The Monkey Mind
“…many of the questions we carry around with us have less to do with genuine issues, and more to do with the monkey mind itself. A trickling flow of hysteria pervades our day-to-day mental functioning, constantly influencing our thoughts and emotions. This subtle hysteria is our biggest problem, because it’s the root of all others. When our minds are aligned with God’s love and peace, two things are true. First, we don’t create as many problems in our lives. And second, we have the spiritual strength to handle them powerfully and positively when we do.”- Marianne Williamson/ Everyday Grace
Worry, stress, anxiety, tension. It seems as if these four march into our everyday lives first thing in the morning, invading our good intentions to be and do better. Then they won’t leave. They hang about, breathing down ones neck, constantly reminding us of imminent failure and everything we cannot accomplish. The quadruplets scream and yell and simply won’t quieten enough to allow us to be peaceful, happy and productive.

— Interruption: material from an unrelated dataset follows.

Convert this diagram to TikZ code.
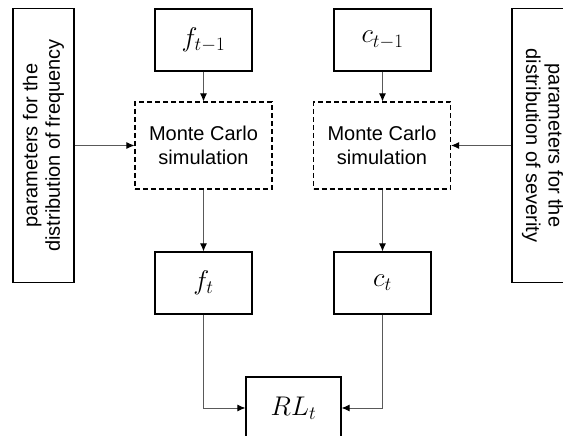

And it’s all our fault. We allow our thoughts to swing from branch to branch, screeching and flipping and tossing and fighting. If you’ve watched monkeys in a zoo or on tv, you know what unleashed, wild, hysteria looks like. And what an apt analogy of our synapses and emotions during our daily rounds.
How do we find peace in a world that is constantly not peaceful? Most of us don’t live as monks and hermits and have to mix with the world and its inhabitants. We can’t sit idly by and not speak up in a business meeting or a phone conference or in the studio or as we’re taking care of our music careers.
Quiet can only be found in the deep recesses of the heart. Quiet is an aspiration. It may not come all at once in chunks of hours spent meditating, but perhaps if we consciously string together small moments, maybe quiet will be a place we can go to often and without much effort.
Consciously watch your fingers on the frets or keys for 2 minutes. Conciously listen to a bird song or watch a squirrel play in the yard. Watch a drop of rain make its way down a window pane. Patch together small squares of silence and create a quilt of solace and quiet in your life.